EXERCISE —
In the data below, locate each line with the word "that" and list it.

GIVEN DATA —
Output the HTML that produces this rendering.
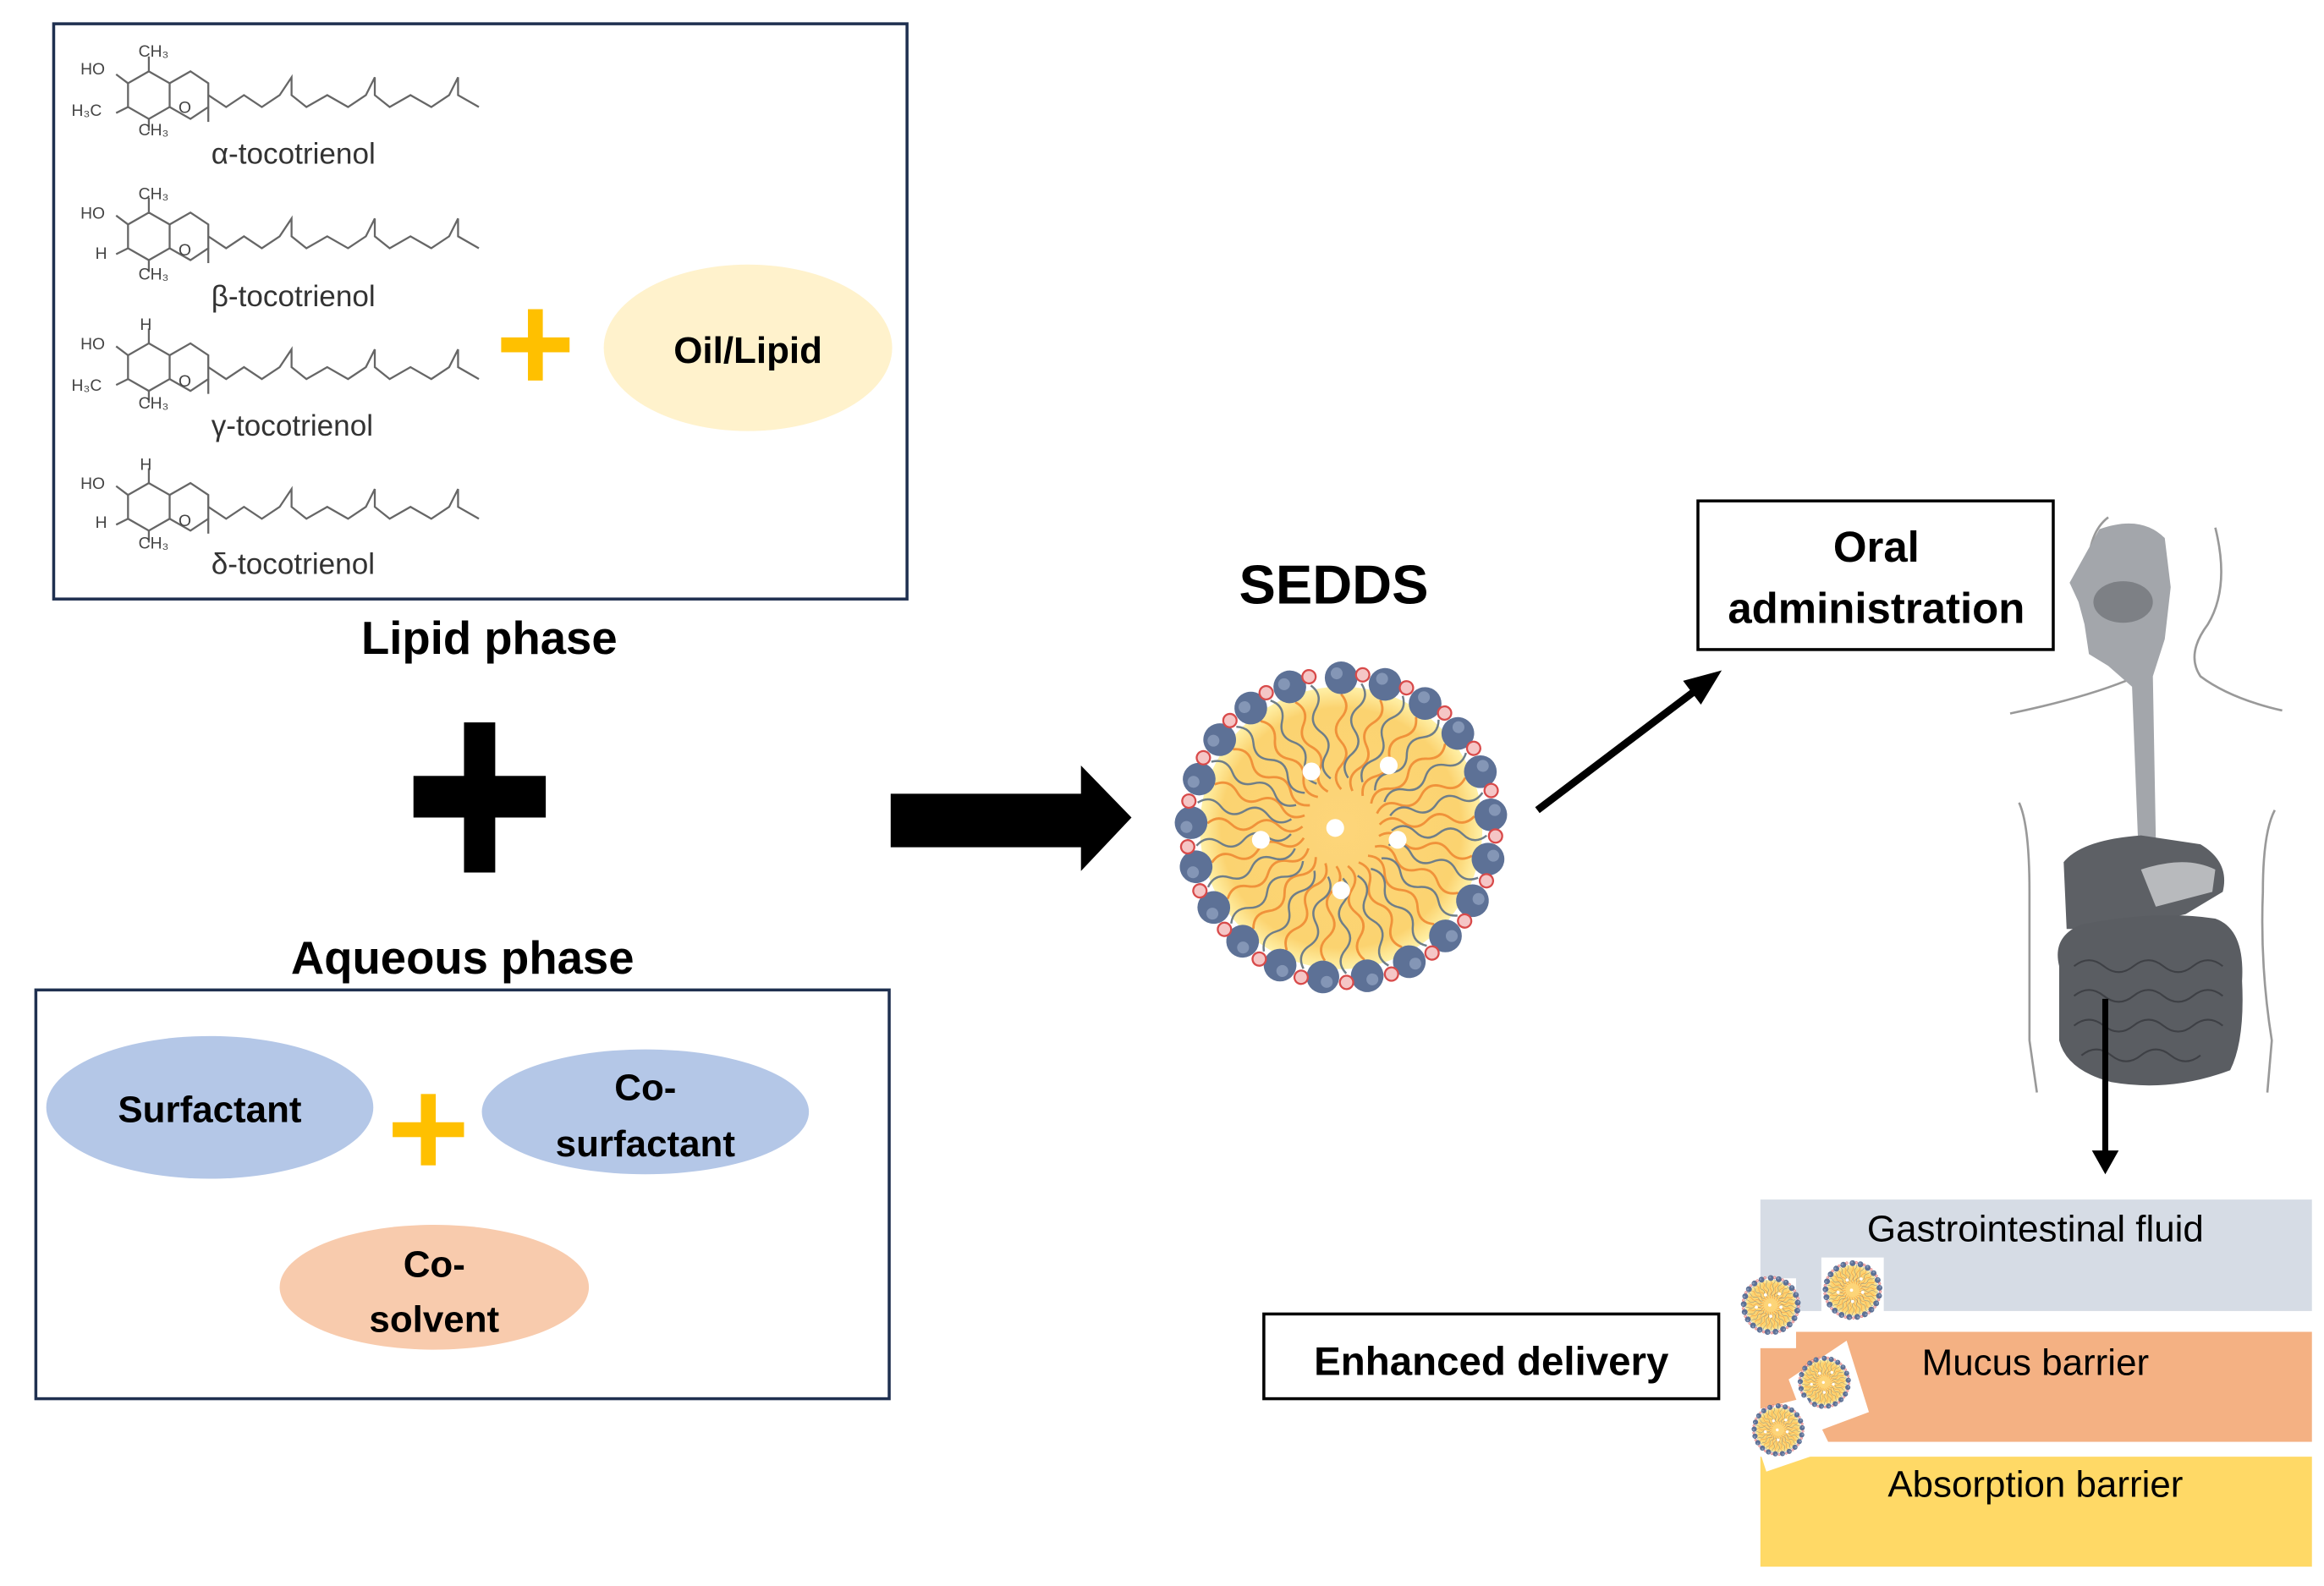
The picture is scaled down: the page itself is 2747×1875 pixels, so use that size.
<!DOCTYPE html>
<html><head><meta charset="utf-8"><style>
html,body{margin:0;padding:0;background:#fff}
svg{display:block}
text{font-family:"Liberation Sans","DejaVu Sans",sans-serif}
.b{font-weight:bold}
</style></head><body>
<svg width="2747" height="1875" viewBox="0 0 1563 1067" xmlns="http://www.w3.org/2000/svg">
<defs>
<radialGradient id="yg" cx="50%" cy="50%" r="50%">
<stop offset="0" stop-color="#fdd57a"/><stop offset="0.85" stop-color="#fbd370"/><stop offset="1" stop-color="#fff1a8"/>
</radialGradient>
<g id="mol" fill="none" stroke="#666" stroke-width="1.3">
<polygon points="100,48 114,56 114,72 100,80 86,72 86,56"/>
<polyline points="114,56 128,48 140,56 140,72 128,80 114,72"/>
<line x1="100" y1="48" x2="100" y2="38"/><line x1="100" y1="80" x2="100" y2="88"/>
<line x1="86" y1="56" x2="78" y2="50"/><line x1="86" y1="72" x2="78" y2="76"/>
<line x1="140" y1="72" x2="140" y2="82"/>
<polyline points="140,64 152,72 164,64 176,72 188,64 196,52 196,64 206,72 220,64 234,72 246,64 252,52 252,64 262,72 276,64 290,72 302,64 308,52 308,64 322,72"/>
</g>
<g id="spoke">
<path d="M0,-90 Q7,-82 0,-74 Q-7,-66 0,-58 Q7,-50 0,-42 Q-7,-34 0,-26" fill="none" stroke="#f0923a" stroke-width="1.6"/>
<circle cx="0" cy="-101" r="11" fill="#5d7196"/>
<circle cx="-3" cy="-104" r="4" fill="#8496b6"/>
</g>
<g id="rspoke">
<path d="M0,-98 Q7,-90 0,-82 Q-7,-74 0,-66 Q7,-58 0,-50 Q-7,-42 0,-34" fill="none" stroke="#6f7e88" stroke-width="1.4"/>
<circle cx="0" cy="-104" r="4.5" fill="#f5c6c6" stroke="#d84a4a" stroke-width="1.3"/>
</g>
<g id="part">
<circle cx="0" cy="0" r="95" fill="url(#yg)"/>
<use href="#spoke" transform="rotate(0)"/><use href="#spoke" transform="rotate(17)"/><use href="#spoke" transform="rotate(34)"/><use href="#spoke" transform="rotate(51)"/><use href="#spoke" transform="rotate(68)"/><use href="#spoke" transform="rotate(85)"/><use href="#spoke" transform="rotate(102)"/><use href="#spoke" transform="rotate(119)"/><use href="#spoke" transform="rotate(136)"/><use href="#spoke" transform="rotate(153)"/><use href="#spoke" transform="rotate(170)"/><use href="#spoke" transform="rotate(187)"/><use href="#spoke" transform="rotate(204)"/><use href="#spoke" transform="rotate(221)"/><use href="#spoke" transform="rotate(238)"/><use href="#spoke" transform="rotate(255)"/><use href="#spoke" transform="rotate(272)"/><use href="#spoke" transform="rotate(289)"/><use href="#spoke" transform="rotate(306)"/><use href="#spoke" transform="rotate(323)"/><use href="#spoke" transform="rotate(340)"/>
<use href="#rspoke" transform="rotate(8)"/><use href="#rspoke" transform="rotate(25)"/><use href="#rspoke" transform="rotate(42)"/><use href="#rspoke" transform="rotate(59)"/><use href="#rspoke" transform="rotate(76)"/><use href="#rspoke" transform="rotate(93)"/><use href="#rspoke" transform="rotate(110)"/><use href="#rspoke" transform="rotate(127)"/><use href="#rspoke" transform="rotate(144)"/><use href="#rspoke" transform="rotate(161)"/><use href="#rspoke" transform="rotate(178)"/><use href="#rspoke" transform="rotate(195)"/><use href="#rspoke" transform="rotate(212)"/><use href="#rspoke" transform="rotate(229)"/><use href="#rspoke" transform="rotate(246)"/><use href="#rspoke" transform="rotate(263)"/><use href="#rspoke" transform="rotate(280)"/><use href="#rspoke" transform="rotate(297)"/><use href="#rspoke" transform="rotate(314)"/><use href="#rspoke" transform="rotate(331)"/><use href="#rspoke" transform="rotate(348)"/>
<circle cx="-20" cy="-38" r="6" fill="#fff"/><circle cx="32" cy="-42" r="6" fill="#fff"/><circle cx="-4" cy="0" r="6" fill="#fff"/><circle cx="-54" cy="8" r="6" fill="#fff"/><circle cx="38" cy="8" r="6" fill="#fff"/><circle cx="0" cy="42" r="6" fill="#fff"/>
</g>
</defs>

<!-- Lipid box -->
<rect x="36" y="16" width="574" height="387" fill="#fff" stroke="#1f3050" stroke-width="2"/>
<use href="#mol" transform="translate(0,0)"/>
<use href="#mol" transform="translate(0,95)"/>
<use href="#mol" transform="translate(0,183)"/>
<use href="#mol" transform="translate(0,277)"/>
<g font-size="11" fill="#444">
<text x="54" y="50">HO</text><text x="93" y="38">CH₃</text><text x="48" y="78">H₃C</text><text x="93" y="91">CH₃</text><text x="120" y="76">O</text>
<text x="54" y="147">HO</text><text x="93" y="134">CH₃</text><text x="64" y="174">H</text><text x="93" y="188">CH₃</text><text x="120" y="172">O</text>
<text x="54" y="235">HO</text><text x="94" y="222">H</text><text x="48" y="263">H₃C</text><text x="93" y="275">CH₃</text><text x="120" y="260">O</text>
<text x="54" y="329">HO</text><text x="94" y="316">H</text><text x="64" y="355">H</text><text x="93" y="369">CH₃</text><text x="120" y="354">O</text>
</g>
<g font-size="20" fill="#333">
<text x="142" y="110">α-tocotrienol</text>
<text x="142" y="206">β-tocotrienol</text>
<text x="142" y="293">γ-tocotrienol</text>
<text x="142" y="386">δ-tocotrienol</text>
</g>
<rect x="355" y="208" width="10" height="48" fill="#ffc000"/><rect x="337" y="227" width="46" height="10" fill="#ffc000"/>
<ellipse cx="503" cy="234" rx="97" ry="56" fill="#fff2cc"/>
<text x="503" y="244" font-size="25" class="b" text-anchor="middle">Oil/Lipid</text>
<text x="329" y="440" font-size="31" class="b" text-anchor="middle">Lipid phase</text>

<!-- big plus -->
<rect x="312" y="486" width="21" height="101" fill="#000"/><rect x="278" y="522" width="89" height="28" fill="#000"/>
<text x="311" y="655" font-size="31" class="b" text-anchor="middle">Aqueous phase</text>

<!-- Aqueous box -->
<rect x="24" y="666" width="574" height="275" fill="#fff" stroke="#1f3050" stroke-width="2"/>
<ellipse cx="141" cy="745" rx="110" ry="48" fill="#b4c7e7"/>
<text x="141" y="755" font-size="25" class="b" text-anchor="middle">Surfactant</text>
<rect x="283" y="736" width="10" height="48" fill="#ffc000"/><rect x="264" y="755" width="48" height="10" fill="#ffc000"/>
<ellipse cx="434" cy="748" rx="110" ry="42" fill="#b4c7e7"/>
<text x="434" y="740" font-size="25" class="b" text-anchor="middle">Co-</text>
<text x="434" y="778" font-size="25" class="b" text-anchor="middle">surfactant</text>
<ellipse cx="292" cy="866" rx="104" ry="42" fill="#f8cbad"/>
<text x="292" y="859" font-size="25" class="b" text-anchor="middle">Co-</text>
<text x="292" y="896" font-size="25" class="b" text-anchor="middle">solvent</text>

<!-- big arrow -->
<rect x="599" y="534" width="131" height="36" fill="#000"/>
<polygon points="727,515 761,550 727,586" fill="#000"/>

<!-- SEDDS -->
<text x="897" y="406" font-size="37" class="b" text-anchor="middle">SEDDS</text>
<use href="#part" transform="translate(902,557)"/>

<!-- diagonal arrow -->
<line x1="1034" y1="545" x2="1145" y2="461" stroke="#000" stroke-width="5"/>
<polygon points="1158,451 1132,458 1144,474" fill="#000"/>

<!-- Oral admin box -->
<rect x="1142" y="337" width="239" height="100" fill="#fff" stroke="#000" stroke-width="2"/>
<text x="1262" y="378" font-size="29" class="b" text-anchor="middle">Oral</text>
<text x="1262" y="419" font-size="29" class="b" text-anchor="middle">administration</text>

<!-- human figure -->
<g fill="none" stroke="#999" stroke-width="1.5">
<path d="M1352,480 Q1400,470 1430,458"/><path d="M1535,478 Q1500,470 1480,455 Q1470,440 1485,420 Q1500,395 1490,355"/>
<path d="M1418,348 Q1402,360 1405,395"/>
<path d="M1358,540 Q1365,555 1365,600 Q1365,650 1365,700 L1370,735"/>
<path d="M1530,545 Q1522,560 1522,600 Q1520,650 1528,700 L1525,735"/>
</g>
<path d="M1412,356 Q1440,346 1456,362 L1460,395 L1456,430 L1448,455 L1450,565 L1438,565 L1434,462 L1418,448 L1405,440 L1402,420 L1398,405 L1392,392 Z" fill="#a3a6ab"/>
<ellipse cx="1428" cy="405" rx="20" ry="14" fill="#7d8085"/>
<path d="M1388,580 Q1400,565 1440,562 L1480,568 Q1500,580 1495,600 L1470,615 Q1430,625 1390,625 Z" fill="#5d6065"/>
<path d="M1440,585 Q1470,575 1490,585 L1488,600 L1450,610 Z" fill="#b8babd"/>
<path d="M1385,650 Q1380,630 1400,622 Q1450,612 1490,618 Q1510,625 1508,660 Q1510,700 1500,720 Q1460,735 1420,728 Q1390,720 1385,700 Z" fill="#5a5d62"/>
<g fill="none" stroke="#3e4045" stroke-width="1.2">
<path d="M1395,650 q10,-8 20,0 t20,0 t20,0 t20,0 t20,0"/><path d="M1395,670 q10,-8 20,0 t20,0 t20,0 t20,0 t20,0"/><path d="M1395,690 q10,-8 20,0 t20,0 t20,0 t20,0 t20,0"/><path d="M1400,710 q10,-8 20,0 t20,0 t20,0 t20,0"/>
</g>
<!-- down arrow -->
<line x1="1416" y1="672" x2="1416" y2="776" stroke="#000" stroke-width="4"/>
<polygon points="1407,774 1425,774 1416,790" fill="#000"/>

<!-- bands -->
<rect x="1184" y="807" width="371" height="75" fill="#d6dce5"/>
<rect x="1184" y="896" width="371" height="74" fill="#f4b183"/>
<rect x="1184" y="980" width="371" height="74" fill="#ffd966"/>
<text x="1369" y="835" font-size="25" text-anchor="middle">Gastrointestinal fluid</text>
<text x="1369" y="925" font-size="25" text-anchor="middle">Mucus barrier</text>
<text x="1369" y="1007" font-size="25" text-anchor="middle">Absorption barrier</text>

<!-- small particles -->
<rect x="1171" y="860" width="37" height="47" fill="#fff"/>
<rect x="1225" y="846" width="42" height="46" fill="#fff"/>
<use href="#part" transform="translate(1191,878) scale(0.18)"/>
<use href="#part" transform="translate(1246,868) scale(0.18)"/>
<polygon points="1203,928 1242,902 1257,950 1217,965" fill="#fff"/>
<use href="#part" transform="translate(1227,930) scale(0.16)"/>
<polygon points="1175,950 1215,940 1232,975 1188,990" fill="#fff"/>
<use href="#part" transform="translate(1196,962) scale(0.16)"/>

<!-- Enhanced delivery -->
<rect x="850" y="884" width="306" height="57" fill="#fff" stroke="#000" stroke-width="2"/>
<text x="1003" y="925" font-size="27" class="b" text-anchor="middle">Enhanced delivery</text>
</svg>
</body></html>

REPLY TO THE EXERCISE —
Output the HTML that produces this rendering.
The picture is scaled down: the page itself is 2747×1875 pixels, so use that size.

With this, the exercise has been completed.